Information supplied:
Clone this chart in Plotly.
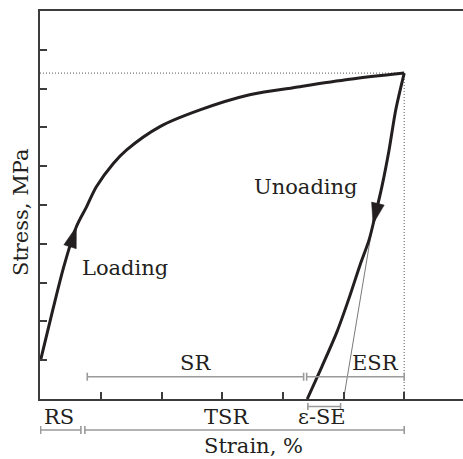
import numpy as np
import plotly.graph_objects as go

# ---------------- data ----------------
load_x = [0.00, 0.20, 0.39, 0.59, 0.76, 0.92, 1.20, 1.42, 1.97, 2.63, 3.45, 4.28, 5.10, 6.00]
load_y = [1.00, 2.29, 3.45, 4.44, 4.96, 5.47, 6.07, 6.42, 7.02, 7.45, 7.84, 8.05, 8.24, 8.40]

unload_x = [6.00, 5.86, 5.75, 5.63, 5.53, 5.42, 5.27, 5.09, 4.89, 4.64, 4.40]
unload_y = [8.40, 7.45, 6.42, 5.46, 4.79, 4.10, 3.45, 2.60, 1.73, 0.83, 0.00]

peak_x = 6.00
peak_y = 8.40

se_line_x = [5.00, 5.52]
se_line_y = [0.00, 4.87]

x_tick_vals = [1, 2, 3, 4, 5, 6]
y_tick_vals = [1, 2, 3, 4, 5, 6, 7, 8, 9]

upper_names = ["SR", "ESR"]
upper_start = [0.77, 4.39]
upper_end = [4.34, 6.00]
upper_label_x = [2.55, 5.53]

lower_names = ["RS", "TSR"]
lower_start = [0.00, 0.73]
lower_end = [0.665, 6.00]
lower_label_x = [0.30, 3.07]

se_name = "ε-SE"
se_start = 4.41
se_end = 4.95
se_label_x = 4.64

loading_arrow_tip_y = 4.44
unloading_arrow_tip_y = 4.51

# ---------------- layout geometry ----------------
W, H = 463, 459
M = dict(l=40, r=0, t=11, b=60)
xr = [-0.01, 6.97]
yr = [0, 10]
pw = W - M["l"] - M["r"]
ph = H - M["t"] - M["b"]
sx = pw / (xr[1] - xr[0])
sy = ph / (yr[1] - yr[0])
bottom_px = H - M["b"]


def py_to_paper(py):
    return (bottom_px - py) / ph


def px_to_paper(px):
    return (px - M["l"]) / pw


def x_on_curve(xs, ys, yv):
    xs = np.asarray(xs, float)
    ys = np.asarray(ys, float)
    o = np.argsort(ys)
    return float(np.interp(yv, ys[o], xs[o]))


def arrow_triangle(xs, ys, tip_y, back_dy, length=21, width=13):
    tx = x_on_curve(xs, ys, tip_y)
    bx = x_on_curve(xs, ys, tip_y + back_dy)
    TX, TY = tx * sx, tip_y * sy
    BX, BY = bx * sx, (tip_y + back_dy) * sy
    d = np.array([TX - BX, TY - BY])
    d /= np.linalg.norm(d)
    n = np.array([-d[1], d[0]])
    base = np.array([TX, TY]) - length * d
    p1 = base + width / 2 * n
    p2 = base - width / 2 * n
    xs_t = [TX / sx, p1[0] / sx, p2[0] / sx, TX / sx]
    ys_t = [TY / sy, p1[1] / sy, p2[1] / sy, TY / sy]
    return xs_t, ys_t


CURVE = "#231f20"
GRAY = "#9a9a9a"
AXIS = "#3c3c3c"
FONT = "DejaVu Serif"
FS = 21

fig = go.Figure()

# dotted guide lines at the peak
fig.add_trace(go.Scatter(x=[xr[0], peak_x], y=[peak_y, peak_y], mode="lines",
                         line=dict(color="#777777", width=1.2, dash="1px,2px"),
                         hoverinfo="skip", showlegend=False))
fig.add_trace(go.Scatter(x=[peak_x, peak_x], y=[peak_y, 0], mode="lines",
                         line=dict(color="#777777", width=1.2, dash="1px,2px"),
                         hoverinfo="skip", showlegend=False))

# elastic (thin) line
fig.add_trace(go.Scatter(x=se_line_x, y=se_line_y, mode="lines",
                         line=dict(color="#7a7a7a", width=1),
                         hoverinfo="skip", showlegend=False))

# loading / unloading curves
fig.add_trace(go.Scatter(x=load_x, y=load_y, mode="lines",
                         line=dict(color=CURVE, width=3, shape="spline", smoothing=0.9),
                         showlegend=False))
fig.add_trace(go.Scatter(x=unload_x, y=unload_y, mode="lines",
                         line=dict(color=CURVE, width=3, shape="spline", smoothing=0.8),
                         showlegend=False))

# arrowheads
for (cx, cy, ty, bd) in [(load_x, load_y, loading_arrow_tip_y, -0.8),
                         (unload_x, unload_y, unloading_arrow_tip_y, 0.8)]:
    ax_, ay_ = arrow_triangle(cx, cy, ty, bd)
    fig.add_trace(go.Scatter(x=ax_, y=ay_, mode="lines", fill="toself",
                             fillcolor=CURVE, line=dict(color=CURVE, width=0.5),
                             hoverinfo="skip", showlegend=False))

shapes = []


def bracket(x0, x1, py, tick_half=4):
    yp = py_to_paper(py)
    ya = py_to_paper(py - tick_half)
    yb = py_to_paper(py + tick_half)
    ln = dict(color=GRAY, width=1.6)
    shapes.append(dict(type="line", xref="x", yref="paper", x0=x0, x1=x1, y0=yp, y1=yp, line=ln))
    for xx in (x0, x1):
        shapes.append(dict(type="line", xref="x", yref="paper", x0=xx, x1=xx, y0=ya, y1=yb, line=ln))


for s, e in zip(upper_start, upper_end):
    bracket(s, e, 376.7)
for s, e in zip(lower_start, lower_end):
    bracket(s, e, 430)
bracket(se_start, se_end, 406.5, tick_half=3.5)

annotations = []


def label(text, x, y, xref="x", yref="paper", angle=0):
    annotations.append(dict(text=text, x=x, y=y, xref=xref, yref=yref, showarrow=False,
                            xanchor="center", yanchor="middle", textangle=angle,
                            font=dict(family=FONT, size=FS, color=CURVE)))


for name, lx in zip(upper_names, upper_label_x):
    label(name, lx, py_to_paper(363))
for name, lx in zip(lower_names, lower_label_x):
    label(name, lx, py_to_paper(416.5))
label(se_name, se_label_x, py_to_paper(416.5))
label("Strain, %", px_to_paper(254), py_to_paper(446), xref="paper")
label("Stress, MPa", px_to_paper(21), py_to_paper(213), xref="paper", angle=-90)
label("Loading", 1.39, py_to_paper(268))
label("Unoading", 4.38, py_to_paper(187))

fig.update_layout(
    width=W, height=H, margin=M,
    paper_bgcolor="white", plot_bgcolor="white",
    shapes=shapes, annotations=annotations,
    xaxis=dict(range=xr, showgrid=False, zeroline=False, showline=True, linecolor=AXIS,
               linewidth=2, mirror=True, ticks="inside", ticklen=7, tickwidth=1.5,
               tickcolor=AXIS, tickvals=x_tick_vals, showticklabels=False),
    yaxis=dict(range=yr, showgrid=False, zeroline=False, showline=True, linecolor=AXIS,
               linewidth=2, mirror=False, ticks="inside", ticklen=7, tickwidth=1.5,
               tickcolor=AXIS, tickvals=y_tick_vals, showticklabels=False),
)

fig.write_html("out.html", config={"displayModeBar": False},
               post_script="document.body.style.margin='0';document.body.style.overflow='hidden';")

What is needed: Go from the first line of the data above to the line containing "peak_y = 8.40" and retype exactly those lines, both included, but none of the pictures.

Task result:
Clone this chart in Plotly.
import numpy as np
import plotly.graph_objects as go

# ---------------- data ----------------
load_x = [0.00, 0.20, 0.39, 0.59, 0.76, 0.92, 1.20, 1.42, 1.97, 2.63, 3.45, 4.28, 5.10, 6.00]
load_y = [1.00, 2.29, 3.45, 4.44, 4.96, 5.47, 6.07, 6.42, 7.02, 7.45, 7.84, 8.05, 8.24, 8.40]

unload_x = [6.00, 5.86, 5.75, 5.63, 5.53, 5.42, 5.27, 5.09, 4.89, 4.64, 4.40]
unload_y = [8.40, 7.45, 6.42, 5.46, 4.79, 4.10, 3.45, 2.60, 1.73, 0.83, 0.00]

peak_x = 6.00
peak_y = 8.40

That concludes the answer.